Nextflow is needed. The details of installation can be found at https://github.com/nextflow-io/nextflow. For HiPerGator users, its installation is not needed.
Singularity/APPTAINER is needed. The details of installation can be found at https://singularity-tutorial.github.io/01-installation/. For HiPerGator users, its installation is not needed.
SLURM is needed. For HiPerGator users, its installation is not needed.
Python3 is needed. The packages "pandas" and "biopython" should be installed by pip3 install pandas/biopython if not included in your python3.
The Kraken2 database PlusPF is needed. For HiPerGator users, downloading is not needed. It has been downloaded and configured in the pipeline.
%%{ init: { 'gitGraph': { 'mainBranchName': 'Daytona_HAV' } } }%%
%%{init: { 'themeVariables': { 'commitLabelFontSize': '20px' } } }%%
%%{init: { 'themeVariables': { 'fontSize': '24px' } } }%%
gitGraph
commit id: "QC"
branch QC
checkout QC
commit id: "Fastqc"
commit id: "Trimmomatic"
commit id: "bbtools"
commit id: "multiqc"
checkout Daytona_HAV
merge QC
commit id: "SNP calling"
branch SNP_calling
checkout SNP_calling
commit id: "bwa"
commit id: "samtools"
commit id: "ivar"
checkout Daytona_HAV
merge SNP_calling
commit id: "Consensus"
branch Consensus
checkout Consensus
commit id: "extract_kraken_reads"
commit id:"bwa for extract reads"
commit id:"samtools for extract reads"
commit id:"ivar for extract reads"
checkout Daytona_HAV
merge Consensus
commit id: "phylogeny"
branch Phylogeny
checkout Phylogeny
commit id: "mafft with 17 references"
commit id: "snp-sites with 17 references"
commit id: "iqtree with 17 references"
commit id: "phytreeviz with 17 references"
checkout Daytona_HAV
merge Phylogeny
conda create -n HAV -c conda-forge python=3.10conda activate HAV- Put your data files into the directory /fastqs/hav/. Your data file's name should look like "XZA22002292_1.fastq.gz", "XZA22002292_2.fastq.gz". You may use the script rename.sh to rename your data files.
Note: Do not place fastq data in any location other than the fastq/hav/ directory within the Daytona_HAV pipeline folder. Placing data in other locations will cause program errors.
-
Open the file "params_hcv.yaml", and set the parameters absolute paths. They should be ".../.../fastqs/hav", ".../.../output", etc.
-
Get into the top directory of the pipeline and then run the following command.
sbatch Daytona_HAV.sh # generate phylogenetic tree| sampleID | species/tax_ID/percent(%)/number | ... |
|---|---|---|
| xxx25002686_S1 | Hepatitis A/12092/93.58/123349 | ... |
The second column of the above table indicates that 123349 reads 93.58%) in the sample (xxx25002686_S1) are identified as HAV species.
| REGION | POS | REF | ALT | ... | PVAL | PASS | ... |
|---|---|---|---|---|---|---|---|
| NC_001489.1 | 2895 | T | G | ... | 0.526316 | FALSE | ... |
| NC_001489.1 | 2927 | T | C | ... | 0 | TRUE | ... |
Note: PASS is the result of p-value <= 0.05. If a SNP's PASS value is FALSE, it fails to pass the quality check.
For the phylogenetic tree, the test samples will be compared with 17 HAV references.

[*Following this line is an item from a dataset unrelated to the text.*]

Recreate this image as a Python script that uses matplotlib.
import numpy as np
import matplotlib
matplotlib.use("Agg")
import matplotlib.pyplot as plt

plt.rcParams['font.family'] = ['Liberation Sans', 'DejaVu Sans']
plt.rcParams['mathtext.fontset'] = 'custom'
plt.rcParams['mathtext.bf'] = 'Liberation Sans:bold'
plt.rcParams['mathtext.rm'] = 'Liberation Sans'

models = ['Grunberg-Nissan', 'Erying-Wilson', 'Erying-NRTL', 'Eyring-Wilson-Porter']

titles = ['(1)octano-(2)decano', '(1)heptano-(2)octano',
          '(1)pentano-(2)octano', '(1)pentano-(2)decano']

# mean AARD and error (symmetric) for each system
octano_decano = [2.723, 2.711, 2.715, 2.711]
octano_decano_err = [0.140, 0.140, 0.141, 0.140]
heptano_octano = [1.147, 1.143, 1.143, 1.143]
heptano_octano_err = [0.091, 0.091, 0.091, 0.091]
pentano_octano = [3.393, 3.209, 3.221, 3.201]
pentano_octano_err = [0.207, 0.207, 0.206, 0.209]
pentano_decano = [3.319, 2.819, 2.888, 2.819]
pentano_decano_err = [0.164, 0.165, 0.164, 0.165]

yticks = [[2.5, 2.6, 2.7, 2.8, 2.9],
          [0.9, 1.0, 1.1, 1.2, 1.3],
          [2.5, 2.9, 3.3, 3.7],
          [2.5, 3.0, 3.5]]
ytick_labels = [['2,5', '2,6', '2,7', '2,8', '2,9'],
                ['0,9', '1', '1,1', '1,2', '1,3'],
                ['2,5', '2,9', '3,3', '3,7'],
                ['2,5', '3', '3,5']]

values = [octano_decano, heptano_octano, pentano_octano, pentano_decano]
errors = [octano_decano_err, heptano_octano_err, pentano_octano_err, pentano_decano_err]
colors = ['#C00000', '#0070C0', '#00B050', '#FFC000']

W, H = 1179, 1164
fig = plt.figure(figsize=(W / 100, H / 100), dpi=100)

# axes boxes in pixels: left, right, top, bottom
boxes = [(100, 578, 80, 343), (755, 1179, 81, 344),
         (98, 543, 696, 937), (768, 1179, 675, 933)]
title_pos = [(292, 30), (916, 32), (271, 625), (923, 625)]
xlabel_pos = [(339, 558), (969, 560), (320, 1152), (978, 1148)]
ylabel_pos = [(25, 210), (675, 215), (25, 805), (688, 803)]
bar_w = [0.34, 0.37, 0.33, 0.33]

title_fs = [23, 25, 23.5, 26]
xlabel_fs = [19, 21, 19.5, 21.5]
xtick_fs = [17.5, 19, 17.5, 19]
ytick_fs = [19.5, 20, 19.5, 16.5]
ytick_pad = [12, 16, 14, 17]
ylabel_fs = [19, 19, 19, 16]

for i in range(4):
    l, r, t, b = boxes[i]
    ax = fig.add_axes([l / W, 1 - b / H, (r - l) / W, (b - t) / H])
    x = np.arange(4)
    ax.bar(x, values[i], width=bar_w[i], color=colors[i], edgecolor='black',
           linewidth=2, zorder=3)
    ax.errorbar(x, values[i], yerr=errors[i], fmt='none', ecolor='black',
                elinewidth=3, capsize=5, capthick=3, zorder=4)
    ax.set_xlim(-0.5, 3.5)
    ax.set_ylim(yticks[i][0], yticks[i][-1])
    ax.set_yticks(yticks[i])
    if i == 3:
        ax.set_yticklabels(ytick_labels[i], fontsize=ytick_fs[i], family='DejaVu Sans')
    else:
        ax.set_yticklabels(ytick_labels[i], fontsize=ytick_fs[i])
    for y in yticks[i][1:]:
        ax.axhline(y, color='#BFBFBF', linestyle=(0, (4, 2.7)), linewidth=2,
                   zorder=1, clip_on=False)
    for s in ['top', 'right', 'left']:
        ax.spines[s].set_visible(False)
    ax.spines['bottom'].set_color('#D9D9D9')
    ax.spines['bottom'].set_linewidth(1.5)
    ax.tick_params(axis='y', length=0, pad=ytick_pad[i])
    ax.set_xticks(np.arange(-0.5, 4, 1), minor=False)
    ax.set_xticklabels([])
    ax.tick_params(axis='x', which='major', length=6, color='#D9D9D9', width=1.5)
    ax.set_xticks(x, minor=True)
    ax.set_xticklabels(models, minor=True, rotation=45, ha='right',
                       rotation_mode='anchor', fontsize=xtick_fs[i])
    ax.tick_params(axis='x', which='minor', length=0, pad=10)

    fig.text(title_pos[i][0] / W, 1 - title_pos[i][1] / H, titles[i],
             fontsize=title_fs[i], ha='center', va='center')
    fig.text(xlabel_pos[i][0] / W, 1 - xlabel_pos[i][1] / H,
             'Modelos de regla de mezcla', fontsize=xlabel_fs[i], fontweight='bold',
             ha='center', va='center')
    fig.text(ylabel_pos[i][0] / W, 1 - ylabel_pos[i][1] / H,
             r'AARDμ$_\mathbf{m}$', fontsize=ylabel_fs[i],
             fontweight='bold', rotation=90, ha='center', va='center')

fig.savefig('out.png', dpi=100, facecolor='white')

The phylogenetic bootstrap test with 1,000 replicate datasets will be performed to assess the statistical support for nodes (branches) on the phylogenetic tree.

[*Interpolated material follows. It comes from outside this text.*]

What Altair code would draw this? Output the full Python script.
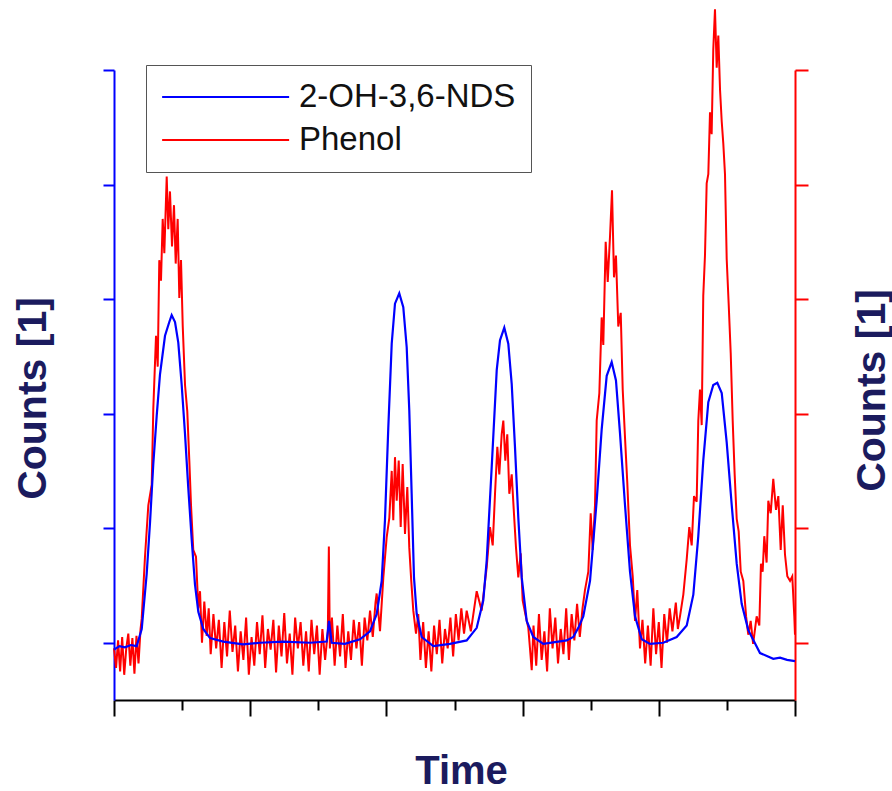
import altair as alt
import pandas as pd

series_names = ["2-OH-3,6-NDS", "Phenol"]
series_colors = ["#0000ff", "#ff0000"]

# 2-OH-3,6-NDS (left, blue axis)
blue_t = [0.00, 0.08, 0.16, 0.25, 0.333, 0.407, 0.480, 0.529, 0.577, 0.627, 0.675, 0.749, 0.812, 0.847,
          0.896, 0.944, 0.994, 1.042, 1.091, 1.141, 1.189, 1.238, 1.311, 1.410, 1.605, 1.894, 2.144,
          2.482, 2.878, 3.123, 3.157, 3.197, 3.39, 3.612, 3.759, 3.857, 3.931, 3.979, 4.028, 4.078,
          4.126, 4.189, 4.248, 4.298, 4.336, 4.371, 4.405, 4.445, 4.518, 4.689, 4.934, 5.179, 5.326,
          5.423, 5.473, 5.546, 5.620, 5.668, 5.731, 5.790, 5.840, 5.888, 5.937, 5.987, 6.060, 6.157,
          6.304, 6.647, 6.744, 6.818, 6.891, 6.990, 7.088, 7.161, 7.235, 7.308, 7.371, 7.430, 7.504,
          7.577, 7.651, 7.749, 7.871, 8.066, 8.263, 8.410, 8.507, 8.580, 8.653, 8.727, 8.800, 8.859,
          8.924, 8.997, 9.071, 9.144, 9.217, 9.314, 9.486, 9.681, 9.780, 9.883, 10.0]
blue_v = [-0.06, -0.03, -0.04, -0.02, -0.03, 0.12, 0.60, 1.05, 1.56, 1.98, 2.34, 2.68, 2.80, 2.86,
          2.80, 2.62, 2.25, 1.83, 1.35, 0.90, 0.51, 0.27, 0.12, 0.04, 0.01, -0.015, 0.00,
          0.01, 0.00, 0.01, 0.19, 0.00, -0.01, 0.03, 0.10, 0.25, 0.54, 1.07, 1.88, 2.61,
          2.96, 3.05, 2.93, 2.58, 2.03, 1.30, 0.57, 0.25, 0.05, -0.03, -0.01, 0.02, 0.13,
          0.37, 0.72, 1.53, 2.38, 2.64, 2.75, 2.61, 2.26, 1.71, 1.09, 0.57, 0.19, 0.05,
          -0.01, 0.02, 0.05, 0.13, 0.23, 0.54, 1.24, 1.86, 2.33, 2.45, 2.29, 1.83, 1.20,
          0.62, 0.23, 0.03, -0.01, 0.00, 0.05, 0.15, 0.42, 0.93, 1.59, 2.10, 2.25, 2.27,
          2.18, 1.75, 1.20, 0.69, 0.34, 0.11, -0.09, -0.14, -0.13, -0.15, -0.16]

# Phenol (right, red axis)
red_t = [0.00, 0.03, 0.06, 0.09, 0.12, 0.15, 0.18, 0.21, 0.24, 0.27, 0.30, 0.33, 0.36, 0.39,
         0.407, 0.455, 0.504, 0.554, 0.577, 0.617, 0.642, 0.665, 0.690, 0.715, 0.739, 0.774, 0.797,
         0.822, 0.852, 0.881, 0.906, 0.935, 0.959, 0.984, 1.009, 1.043, 1.076, 1.106, 1.131, 1.164,
         1.204, 1.238, 1.263, 1.292, 1.326, 1.361, 1.391,
         1.42, 1.46, 1.50, 1.54, 1.58, 1.62, 1.66, 1.70, 1.74, 1.78, 1.82, 1.86, 1.90, 1.94, 1.98,
         2.02, 2.06, 2.10, 2.14, 2.18, 2.22, 2.26, 2.30, 2.34, 2.38, 2.42, 2.46, 2.50, 2.54, 2.58,
         2.62, 2.66, 2.70, 2.74, 2.78, 2.82, 2.86, 2.90, 2.94, 2.98, 3.02, 3.06, 3.10, 3.14, 3.155,
         3.17, 3.20, 3.24, 3.28, 3.32, 3.36, 3.40, 3.44, 3.48, 3.52, 3.56, 3.60, 3.64, 3.68, 3.72,
         3.76, 3.80, 3.84,
         3.857, 3.906, 3.955, 4.004, 4.043, 4.078, 4.101, 4.126, 4.151, 4.181, 4.210, 4.239, 4.273,
         4.307, 4.336, 4.365, 4.395, 4.435, 4.468,
         4.50, 4.54, 4.58, 4.62, 4.66, 4.70, 4.74, 4.78, 4.82, 4.86, 4.90, 4.94, 4.98, 5.02, 5.06,
         5.10, 5.14,
         5.179, 5.24, 5.326, 5.399, 5.473, 5.521, 5.561, 5.595, 5.629, 5.658, 5.693, 5.717, 5.746,
         5.775, 5.805, 5.840, 5.874, 5.903, 5.937, 5.972, 6.001, 6.040, 6.084, 6.134,
         6.16, 6.20, 6.24, 6.28, 6.32, 6.36, 6.40, 6.44, 6.48, 6.52, 6.56, 6.60, 6.64, 6.68, 6.72,
         6.76, 6.80, 6.84, 6.88,
         6.916, 6.965, 7.000, 7.029, 7.063, 7.088, 7.127, 7.161, 7.185, 7.220, 7.250, 7.283, 7.313,
         7.342, 7.371, 7.405, 7.441, 7.470, 7.504, 7.537, 7.577, 7.617, 7.651, 7.684, 7.724,
         7.76, 7.80, 7.84, 7.88, 7.92, 7.96, 8.00, 8.04, 8.08, 8.12, 8.16, 8.20, 8.25, 8.28,
         8.311, 8.360, 8.410, 8.448, 8.483, 8.517, 8.556, 8.580, 8.605, 8.630, 8.653, 8.678, 8.703,
         8.727, 8.752, 8.776, 8.800, 8.825, 8.850, 8.874, 8.899, 8.924, 8.947, 8.972, 8.997, 9.026,
         9.056, 9.085, 9.114, 9.144, 9.173, 9.203, 9.241, 9.282, 9.314, 9.349, 9.385, 9.437, 9.476,
         9.500, 9.525, 9.549, 9.583, 9.608, 9.643, 9.681, 9.721, 9.755, 9.790, 9.820, 9.853, 9.887,
         9.927, 9.960, 9.990, 10.0]
red_v = [-0.05, -0.22, 0.02, -0.25, 0.05, -0.28, -0.05, 0.08, -0.20, 0.04, -0.27, 0.06, -0.18, 0.12,
         0.21, 0.75, 1.20, 1.38, 2.04, 2.68, 2.41, 3.34, 3.16, 3.70, 3.40, 4.07, 3.61,
         3.94, 3.46, 3.82, 3.31, 3.70, 3.01, 3.34, 2.77, 2.25, 2.02, 1.59, 1.20, 0.81,
         0.75, 0.30, 0.45, 0.00, 0.36, 0.06, 0.30,
         -0.10, 0.25, -0.05, 0.20, -0.22, 0.18, -0.12, 0.28, -0.08, 0.15, -0.25, 0.10, -0.15, 0.22, -0.28,
         0.05, -0.20, 0.18, -0.10, 0.24, -0.22, 0.12, -0.06, 0.20, -0.26, 0.15, -0.12, 0.26, -0.18, 0.08,
         -0.28, 0.22, -0.05, 0.18, -0.20, 0.10, -0.25, 0.20, -0.10, 0.15, -0.28, 0.12, -0.15, 0.10, 0.84,
         -0.05, 0.22, -0.20, 0.15, -0.12, 0.25, -0.22, 0.10, -0.15, 0.20, -0.05, 0.18, -0.20, 0.22, 0.02,
         0.28, 0.05, 0.35,
         0.43, 0.10, 0.57, 0.92, 1.09, 1.50, 1.07, 1.62, 1.24, 1.59, 1.01, 1.56, 0.95,
         1.36, 0.83, 0.54, 0.28, 0.08, 0.25,
         -0.15, 0.18, -0.22, 0.10, -0.25, 0.15, -0.10, 0.20, -0.18, 0.12, -0.05, 0.22, -0.12, 0.25, 0.02,
         0.30, 0.08,
         0.28, 0.10, 0.45, 0.28, 0.66, 1.01, 0.85, 1.30, 1.71, 1.47, 1.82, 1.94, 1.59,
         1.82, 1.30, 1.47, 1.12, 0.83, 0.57, 0.78, 0.37, 0.25, 0.13, -0.24,
         0.15, -0.20, 0.25, -0.15, 0.10, -0.25, 0.30, -0.05, 0.22, -0.18, 0.12, -0.10, 0.30, -0.15, 0.25,
         0.02, 0.34, 0.05, 0.30,
         0.46, 0.62, 1.13, 0.81, 1.20, 1.94, 2.18, 2.84, 2.60, 3.50, 3.15, 3.54, 3.95,
         3.19, 3.38, 2.76, 2.88, 2.21, 1.79, 1.40, 0.85, 0.58, 0.19, 0.46, -0.05,
         0.20, -0.18, 0.15, -0.20, 0.30, -0.10, 0.18, -0.22, 0.25, 0.00, 0.30, 0.10, 0.35, 0.12,
         0.23, 0.42, 0.73, 1.01, 0.85, 1.28, 1.23, 1.94, 2.21, 1.90, 3.03, 3.38, 4.01,
         4.09, 4.63, 4.44, 5.18, 5.53, 5.02, 5.30, 4.83, 4.55, 4.36, 4.09, 3.35, 2.96,
         2.53, 1.94, 1.47, 1.08, 0.97, 0.62, 0.54, 0.23, 0.07, 0.19, -0.01, 0.23, 0.15,
         0.69, 0.62, 0.93, 0.70, 1.24, 1.13, 1.43, 1.16, 1.28, 0.81, 1.20, 0.77, 0.58,
         0.54, 0.58, 0.23, 0.07]

x_ticks = [0, 1, 2, 3, 4, 5, 6, 7, 8, 9, 10]
y_ticks = [0, 1, 2, 3, 4, 5]

navy = "#1b1b5e"
font = "Liberation Sans"

df = pd.DataFrame({
    "t": blue_t + red_t,
    "v": blue_v + red_v,
    "series": [series_names[0]] * len(blue_t) + [series_names[1]] * len(red_t),
})

legend = alt.Legend(
    title=None, orient="none", legendX=32, legendY=-5,
    symbolType="M-1,0H7", symbolSize=1008, symbolStrokeWidth=2,
    labelFontSize=33, labelFont=font, labelColor="#111111", labelOffset=104, labelLimit=0,
    padding=15, rowPadding=9, strokeColor="#555555", fillColor="white",
)
color = alt.Color("series:N", scale=alt.Scale(domain=series_names, range=series_colors), legend=legend)

x_enc = alt.X(
    "t:Q",
    scale=alt.Scale(domain=[0, 10], nice=False, zero=False),
    axis=alt.Axis(
        values=x_ticks, labels=False, grid=False,
        tickSize={"condition": {"test": "datum.value % 2 === 0", "value": 16}, "value": 10},
        tickColor="black", tickWidth=2, domainColor="black", domainWidth=2,
        title="Time", titleFontSize=40, titleFont=font, titleFontWeight="bold", titleColor=navy,
        titleX=347, titleY=83, titleAlign="center", titleBaseline="alphabetic",
    ),
)

base = alt.Chart(df)

red = base.transform_filter(alt.datum.series == series_names[1]).mark_line(strokeWidth=2).encode(
    x=x_enc,
    y=alt.Y("v:Q", scale=alt.Scale(domain=[-0.5, 5], nice=False, zero=False),
            axis=alt.Axis(orient="right", values=y_ticks, labels=False, grid=False, tickSize=13,
                          tickColor="#ff0000", tickWidth=2, domainColor="#ff0000", domainWidth=2,
                          title="Counts [1]", titleFontSize=41, titleFont=font, titleFontWeight="bold",
                          titleColor=navy, titleAngle=270, titleX=77, titleY=320,
                          titleAlign="center", titleBaseline="middle")),
    color=color,
)

blue = base.transform_filter(alt.datum.series == series_names[0]).mark_line(strokeWidth=2.2).encode(
    x=x_enc,
    y=alt.Y("v:Q", scale=alt.Scale(domain=[-0.5, 5], nice=False, zero=False),
            axis=alt.Axis(orient="left", values=y_ticks, labels=False, grid=False, tickSize=11,
                          tickColor="#0000ff", tickWidth=2, domainColor="#0000ff", domainWidth=2,
                          title="Counts [1]", titleFontSize=41, titleFont=font, titleFontWeight="bold",
                          titleColor=navy, titleAngle=270, titleX=-81, titleY=328,
                          titleAlign="center", titleBaseline="middle")),
    color=color,
)

chart = alt.layer(red, blue).resolve_scale(y="independent").properties(
    width=681, height=630,
    autosize=alt.AutoSizeParams(type="none"),
    padding={"left": 114, "top": 70, "right": 97, "bottom": 91},
    background="white",
).configure_view(stroke=None)

chart.save("out.html", embed_options={"renderer": "svg", "actions": False})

To detect a test sample's HAV genotype, a possible approach is to add HAV samples with known genotypes as positive controls and construct a phylogenetic tree together with the test samples.
Test data can be found in /blue/bphl-florida/share/Daytona_HAV_test_sample. To use them, please copy them to the directory .../fastqs/hav/.

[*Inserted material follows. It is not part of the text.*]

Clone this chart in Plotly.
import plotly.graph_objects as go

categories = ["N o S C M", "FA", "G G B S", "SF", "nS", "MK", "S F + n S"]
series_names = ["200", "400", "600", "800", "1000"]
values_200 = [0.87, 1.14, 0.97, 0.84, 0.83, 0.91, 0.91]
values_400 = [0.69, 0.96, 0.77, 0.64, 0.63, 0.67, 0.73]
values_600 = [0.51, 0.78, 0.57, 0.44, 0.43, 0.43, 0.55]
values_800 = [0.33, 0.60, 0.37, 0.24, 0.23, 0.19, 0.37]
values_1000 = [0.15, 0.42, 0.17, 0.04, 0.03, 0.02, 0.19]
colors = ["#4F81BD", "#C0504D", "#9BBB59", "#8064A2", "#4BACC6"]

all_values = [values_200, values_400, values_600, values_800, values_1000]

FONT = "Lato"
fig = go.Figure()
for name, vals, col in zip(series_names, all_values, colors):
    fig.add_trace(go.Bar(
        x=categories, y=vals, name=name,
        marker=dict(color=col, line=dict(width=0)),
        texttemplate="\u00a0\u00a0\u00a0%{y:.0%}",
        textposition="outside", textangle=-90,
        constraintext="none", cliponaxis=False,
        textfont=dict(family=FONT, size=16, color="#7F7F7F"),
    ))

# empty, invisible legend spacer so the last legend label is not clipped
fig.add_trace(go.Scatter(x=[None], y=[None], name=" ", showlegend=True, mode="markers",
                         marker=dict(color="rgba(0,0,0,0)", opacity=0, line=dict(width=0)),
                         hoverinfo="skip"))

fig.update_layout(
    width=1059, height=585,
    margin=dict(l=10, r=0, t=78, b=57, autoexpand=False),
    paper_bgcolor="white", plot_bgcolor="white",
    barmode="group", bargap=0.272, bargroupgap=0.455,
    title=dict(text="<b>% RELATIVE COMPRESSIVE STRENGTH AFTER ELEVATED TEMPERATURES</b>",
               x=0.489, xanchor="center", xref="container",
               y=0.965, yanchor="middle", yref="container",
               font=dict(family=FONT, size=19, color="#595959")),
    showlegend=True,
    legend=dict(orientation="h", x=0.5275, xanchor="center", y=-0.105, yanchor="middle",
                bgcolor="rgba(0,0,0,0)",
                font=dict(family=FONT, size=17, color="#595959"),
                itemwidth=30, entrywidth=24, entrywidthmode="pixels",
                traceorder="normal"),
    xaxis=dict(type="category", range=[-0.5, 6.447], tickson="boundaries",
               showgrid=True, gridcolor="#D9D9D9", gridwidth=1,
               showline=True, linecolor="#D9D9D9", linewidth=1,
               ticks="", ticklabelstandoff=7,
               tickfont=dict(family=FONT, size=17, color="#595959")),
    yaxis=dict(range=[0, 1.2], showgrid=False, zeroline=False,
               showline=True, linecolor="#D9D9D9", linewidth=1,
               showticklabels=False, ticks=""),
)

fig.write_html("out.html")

Also, the results of these test data can be found in in /blue/bphl-florida/share/Daytona_HAV_test_sample/output-20251009215948.
If you want to report bugs, suggest enhancements, discuss ideas related to the project, please use the repository's "Issues" tab in GitHub.
If you want to get email notification when the pipeline running ends, please input your email address in the line "#SBATCH --mail-user=" of Daytona_HAV.sh.